Here, Jerry Taylor and Ray Poteat take a fresh look at the Clinchfield Route, now folded into the gigantic CSX Corporation that blankets the south. This book is a blend of business study and railfan interest. More than 90 percent of current traffic involves coal, and these gentlemen offer an insightful look into where the coal comes from, where it is going, what it is hauled in, and why. Carter's basic idea thrives. Well over 90,000 tons of coal daily flow southward to those markets identified a century ago. The amalgamation of the Carolina, Clinchfield & Ohio Railway (CC&O) into the CSX offers single railroad service to a dozen or more major coal-fired power plants that provide electricity to large swaths of the territory targeted when the Clinchfield was built. Operations of the old Clinchfield Railroad literally keep the lights on over major areas of North and South Carolina, Georgia, and Florida.

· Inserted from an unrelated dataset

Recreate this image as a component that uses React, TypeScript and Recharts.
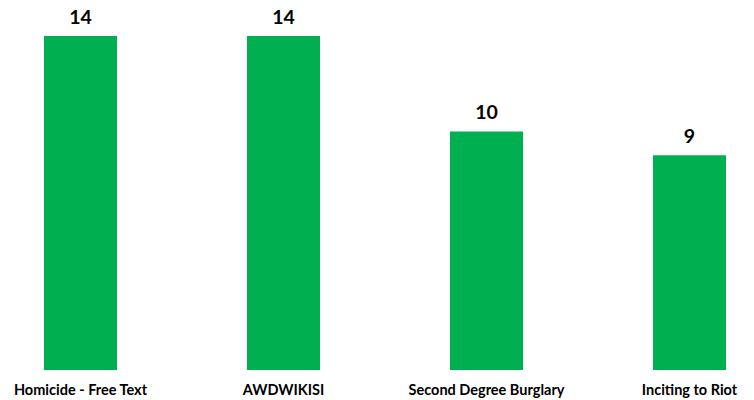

Ray Poteat gained his interest in Clinchfield firsthand. He grew up around the Mike and Mallet steam locomotives that populated Bostic Yard, North Carolina. Starting in 1957, he worked in the Clinchfield and later CSX operating departments for 43 years, assembling extensive records. Some of this treasury is now displayed here. We are all indebted to Ray for his persistent attention to Clinchfield facts and friends. Much of this is shared with a wide circle of the faithful via the Jitterbug, the Carolina Clinchfield Chapter NRHS magazine, which Ray edits.
Jerry Taylor came to know the Clinchfield in a convoluted way. He made his mark as operating vice president of the Long Island Rail Road, a passenger hauler, after rising to the level of general manager at New York Central and Penn Central. He retired on the plains of Indiana. Seeking a mountain getaway, he located a retreat alongside the ex-Clinchfield tracks near Marion, North Carolina, at the base of the Loops. Quickly, he found the operations of CSX in the mountains fascinating. I knew of Jerry only from his detailed writing about coal trains in the Jitterbug. Then one day a friend and I encountered a very agitated gentleman at Poplar, North Carolina, a remote Clinchfield sidetrack along the Toe River. Jerry had lost his car keys. We have maintained an active relationship over the ensuing years.
CC&O/CRR/CSX through the mountains has never been busier. It is a state-of-the-art heavy tonnage rail route splicing the old Chesapeake & Ohio Railway on the north with the old Seaboard Air Line and Atlantic Coast Line Railroads on the south. Although Clinchfield, as all railroads, has lost some of its personality over the years, the beauty of its geography, exceptional design, and density of trains continues to attract those of steel wheel persuasion to Clinchfield Country.